The move to competency-based training and assessment (CBTA) should not be underestimated.
Although it is a concept that has been around for several years and first emerged in maintenance training, it has recently gained mainstream attention for dangerous goods training.
The move to competency-based training creates opportunities for organizations to improve training effectiveness, increase productivity, and improve customer satisfaction.
In CBTA, both the employer and the employee benefit. Moreover, the approach creates a positive workplace environment and stronger relationship between the employee and employer.
And though many organizations claim to have fully implemented CBTA, the reality is that few do it successfully.
“CBTA is fit for purpose training,” says Yaniv Sorany, IATA’s Senior Manager Certifications. “It becomes a driver of performance and so can have an enormous impact. It facilitates the best approach for fulfilling a business objective and ensures the workforce is productive in a safe, secure, sustainable way.”
In a traditional educational system, the training is focused on subject contents and the delivery of instruction is time based and instructor centered. The course contents are based on defined training objectives and an assumed homogenous level of knowledge from the participants, whose entry competencies are seldom evaluated before training commences. This approach can therefore fail to address an individual’s needs.
In CBTA, the delivery is based on the training requirements for performing defined tasks, and, as such, is learner centered. The goal of CBTA is to provide focused training for a competent workforce. It is a systematic method based on three principles:
- identification of the key competencies and skills to be achieved
- determination of the most effective way of achieving these competencies
- creation of tools for valid and reliable assessment measurement.
“When training is customized and focused on specific tasks, it improves knowledge, skills, performance, and job satisfaction,” says Sorany.
In 2019, ICAO made CBTA mandatory in dangerous goods training and this was duly included in the IATA Dangerous Goods Regulations (DGR). This has now become the standalone Dangerous Goods Training Guidance.
Recognizing the challenge faced by many organizations to transform traditional educational systems into CBTA while keeping up with industry requirements and regulations, IATA established the CBTA Centers program.

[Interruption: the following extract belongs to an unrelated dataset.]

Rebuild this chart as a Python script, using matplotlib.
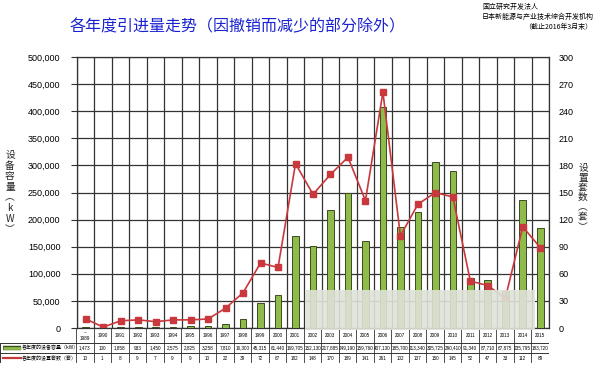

CBTA Center is the global accreditation authority on recognizing organizations for compliance with the training provisions for dangerous goods under a CBTA approach. Accredited training organizations can provide learners with internationally recognized qualifications with co-branded IATA course certificates.
The program further aims to support organizations across the aviation industry to develop capacity and resources for dangerous goods training programs based on CBTA and in compliance with international and industry standards.
The objective of the CBTA Centers program is to:
- Establish, maintain, and monitor a globally recognized accreditation program for competency-based dangerous goods training on a worldwide basis and in a cost-effective manner.
- Elevate workforce competency and improve performance of air transport.
- Contributes to the safe, secure, and efficient air transport of dangerous goods shipments.
- Support the industry to develop capacity and resources to transition to CBTA approach.
Raise the bar in the industry and give visibility to certified organizations.
CBTA Centers support organizations in developing capacity and resources for dangerous goods training programs based on CBTA. They offer the aviation workforce high-quality and effective training that meets international standards.
CBTA Centers are having an increasing influence in the CBTA sphere. There are:
- 164 CBTA Centers and 50 in progress
- CBTA Centers in 64 countries
- 460 trained instructors
- 70,000 people were trained in 2022
- 100,000 have been trained since the start of the program in July 2021
“CBTA is based on the learner and not on subject content or someone’s job title,” Sorany concludes. “And CBTA Centers enable not only regulatory compliance but ensure operational excellence through a high quality and effective performance. CBTA is good for the employee and good for the business.”